▶ _Goal_
Extract the opening line of the entries and every line after it, stopping at and including the line that contains "import seaborn as sns". Do not include pictures.

-- Begin --

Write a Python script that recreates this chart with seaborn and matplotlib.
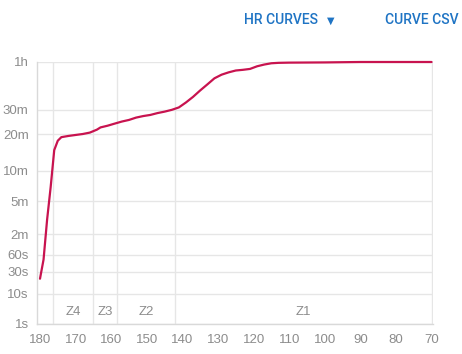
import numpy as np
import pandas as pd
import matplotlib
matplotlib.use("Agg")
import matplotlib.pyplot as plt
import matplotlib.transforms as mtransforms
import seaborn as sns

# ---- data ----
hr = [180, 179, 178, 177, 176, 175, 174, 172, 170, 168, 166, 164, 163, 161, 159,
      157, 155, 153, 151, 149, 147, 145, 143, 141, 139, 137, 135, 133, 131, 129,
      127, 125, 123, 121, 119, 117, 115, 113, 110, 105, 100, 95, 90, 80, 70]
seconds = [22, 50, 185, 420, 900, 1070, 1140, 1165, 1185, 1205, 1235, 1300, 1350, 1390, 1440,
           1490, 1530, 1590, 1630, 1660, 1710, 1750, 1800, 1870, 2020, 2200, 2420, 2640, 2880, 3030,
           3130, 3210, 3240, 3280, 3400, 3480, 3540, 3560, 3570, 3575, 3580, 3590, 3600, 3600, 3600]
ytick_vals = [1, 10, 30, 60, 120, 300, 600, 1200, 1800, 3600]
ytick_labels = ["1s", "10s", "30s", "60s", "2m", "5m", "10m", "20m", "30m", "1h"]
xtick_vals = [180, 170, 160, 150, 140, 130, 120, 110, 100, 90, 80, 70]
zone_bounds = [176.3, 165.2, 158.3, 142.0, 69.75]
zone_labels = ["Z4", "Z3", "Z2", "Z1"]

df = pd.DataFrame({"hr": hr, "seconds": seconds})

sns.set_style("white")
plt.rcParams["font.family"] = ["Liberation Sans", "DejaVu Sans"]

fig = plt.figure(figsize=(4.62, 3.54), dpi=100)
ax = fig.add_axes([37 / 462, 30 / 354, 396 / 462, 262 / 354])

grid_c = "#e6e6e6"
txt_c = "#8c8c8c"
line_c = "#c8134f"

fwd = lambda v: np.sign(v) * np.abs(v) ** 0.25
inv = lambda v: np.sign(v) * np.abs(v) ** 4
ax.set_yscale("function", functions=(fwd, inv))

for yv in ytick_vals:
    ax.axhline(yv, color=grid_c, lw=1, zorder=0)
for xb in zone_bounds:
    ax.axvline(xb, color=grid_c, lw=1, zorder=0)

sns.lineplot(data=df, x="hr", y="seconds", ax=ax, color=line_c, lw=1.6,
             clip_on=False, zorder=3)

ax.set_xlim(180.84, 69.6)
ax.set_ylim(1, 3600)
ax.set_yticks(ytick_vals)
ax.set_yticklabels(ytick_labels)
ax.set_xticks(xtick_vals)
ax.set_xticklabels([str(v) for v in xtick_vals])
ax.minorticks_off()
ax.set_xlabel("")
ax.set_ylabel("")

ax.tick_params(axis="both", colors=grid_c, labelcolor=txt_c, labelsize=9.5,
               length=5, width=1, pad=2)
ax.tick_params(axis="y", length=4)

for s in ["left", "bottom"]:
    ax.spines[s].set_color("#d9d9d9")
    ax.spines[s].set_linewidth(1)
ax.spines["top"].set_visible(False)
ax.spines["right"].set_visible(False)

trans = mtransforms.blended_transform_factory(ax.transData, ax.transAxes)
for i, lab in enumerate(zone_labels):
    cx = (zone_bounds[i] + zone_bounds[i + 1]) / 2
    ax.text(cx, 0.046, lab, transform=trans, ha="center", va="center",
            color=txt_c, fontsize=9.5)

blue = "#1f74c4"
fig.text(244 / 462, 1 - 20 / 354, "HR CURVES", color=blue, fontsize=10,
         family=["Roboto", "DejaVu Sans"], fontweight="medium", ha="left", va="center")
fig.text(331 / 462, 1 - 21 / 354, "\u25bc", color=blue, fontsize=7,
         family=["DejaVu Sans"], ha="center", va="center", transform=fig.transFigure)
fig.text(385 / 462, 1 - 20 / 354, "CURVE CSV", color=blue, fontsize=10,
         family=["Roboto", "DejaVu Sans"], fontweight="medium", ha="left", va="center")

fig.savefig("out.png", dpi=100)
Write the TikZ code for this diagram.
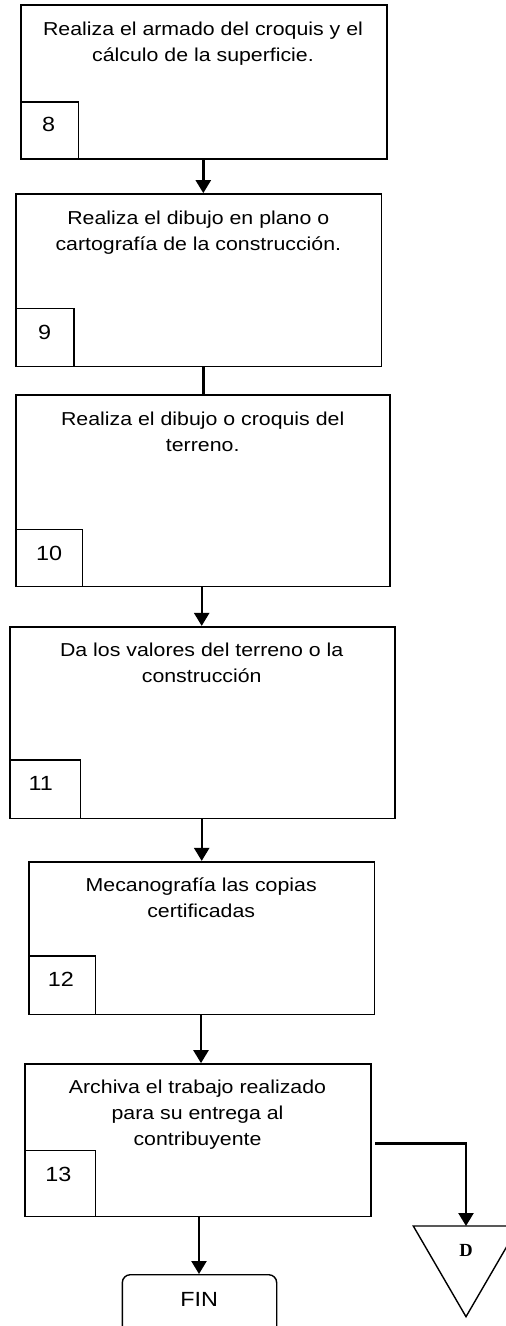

-- End --

▶ _Response_
Write a Python script that recreates this chart with seaborn and matplotlib.
import numpy as np
import pandas as pd
import matplotlib
matplotlib.use("Agg")
import matplotlib.pyplot as plt
import matplotlib.transforms as mtransforms
import seaborn as sns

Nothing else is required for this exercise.